Marina Manda Lembranças D urante um tempo, Fitsum Nayzgi pensou que deixaria a terra dos seus pais. Juntou dinheiro e, quando teve o su...
Marina Manda Lembranças
A terra de Fitsum é a Eritréia, a mesma onde nasci. Eu também saí de lá, mas não era a terra dos meus pais e não precisei juntar dinheiro. Deixamos nosso apartamento alugado, e nos transferimos para Trípoli, na Líbia. Não sei que meio de transporte usamos, meus pais nunca me falaram dessa viagem, viajar era uma coisa natural que na minha família não despertava muitos comentários. Teríamos ido de avião?
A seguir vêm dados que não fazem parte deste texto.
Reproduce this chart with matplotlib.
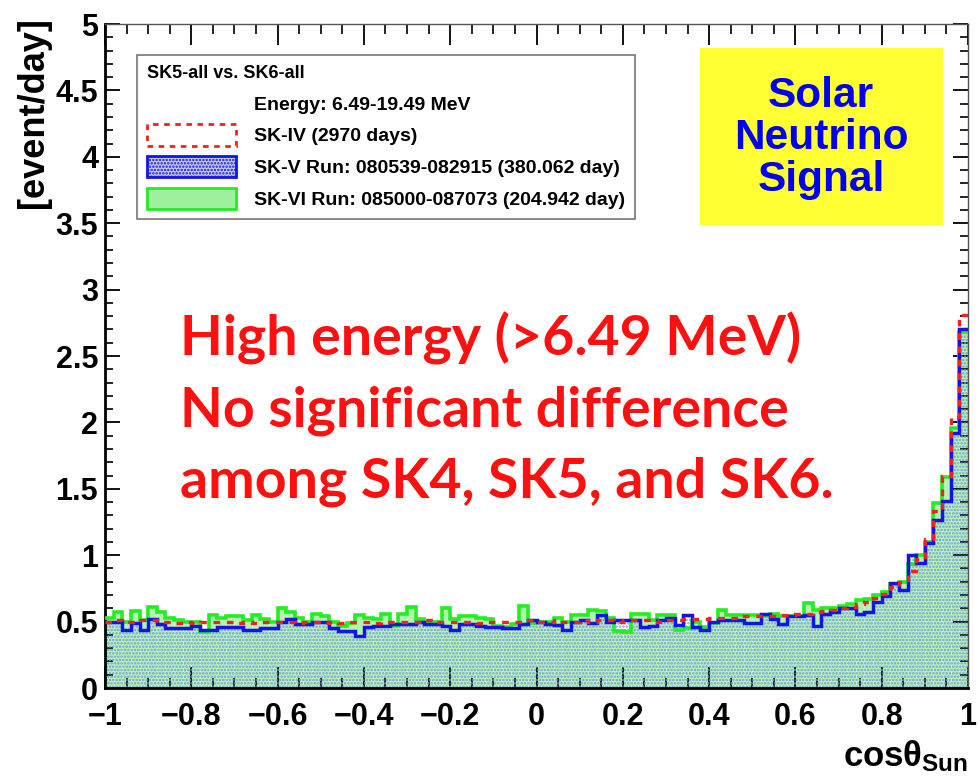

Ou teríamos deixado Asmara de carro e descido o planalto, para embarcar no porto de Massawa ? Romanticamente gostaria de pensar que navegamos pelo Mar Vermelho, chegando ao Mediterrâneo através do Canal de Suez, mas parece improvável. Uma coisa é certa, não fomos cruzando o país até sua fronteira com o Sudão, nem atravessamos o deserto até alcançar o sul da Líbia, que também teria que ser varada para chegar ao mar.
Fitsum não teve escolha. Perseguido político num país onde vigora a ditadura, saiu por onde era possível. Atravessou a Eritréia, que é mais árida do que verde, e tentou cruzar a fronteira para o Sudão. Foi preso. Teve que fazer serviço militar. Tentou novamente, foi preso. Ficou seis meses na cadeia. Saiu. E tentou mais uma vez, agora pagando a um atravessador. Atravessou. Porém, sem outra alternativa, passou seis anos em um campo de refugiados. Não estava sendo perseguido, mas tampouco era a vida que desejava. Quando teve dinheiro, pagou a outro atravessador para cruzar o deserto com mais 30 pessoas. E finalmente chegou à Líbia.
A Líbia onde eu cheguei com meus pais e irmão é, na minha memória, uma casa branca com um poço e um cacto no jardim, um cachorro, um velocípede. Era mais do que isso, um projeto de colonização vibrante — só para nós colonizadores, é claro — uma cidade cosmopolita, antigas ruínas romanas, e campos onde cresceriam o trigo e a uva. Um futuro em construção, onde era bom estar.
Esse futuro há muito havia sido desconstruído quando Fitsum chegou, e nenhum outro havia sido posto em seu lugar. Então ele trabalhou durante um ano como pintor de paredes, e novamente juntou dinheiro e pagou — as taxas dos atravessadores iam ficando cada vez mais caras — para ser levado até a Itália. Viajou acocorado no porão de um barco movido por motor de caminhão, com mais 250 pessoas. Os que morriam eram jogados ao mar, os que sobraram foram resgatados pela Guarda Marinha italiana.
Quando saímos da Líbia, porque a Itália havia entrado na Segunda Guerra, fomos de avião, um hidroavião pequeno que lembro pousado na água e não recordo em vôo. Tínhamos pela frente duros anos de conflito.
Fitsum, que levou oito anos para chegar à Europa, também vai travar a sua guerra. Mandado inicialmente para um centro de refugiados, escolheu a França como destino. Vive agora debaixo de um viaduto no Norte de Paris, em um acampamento de tendas, com centenas de outros emigrantes. Não fala francês, não tem trabalho, não tem dinheiro, seu único documento é o número de registro que recebeu na Itália.
Eu desejei rever a terra em que nasci, não foi possível. Enquanto ditadura e pobreza continuarem por lá, Fitzum nem pensa em rever a sua.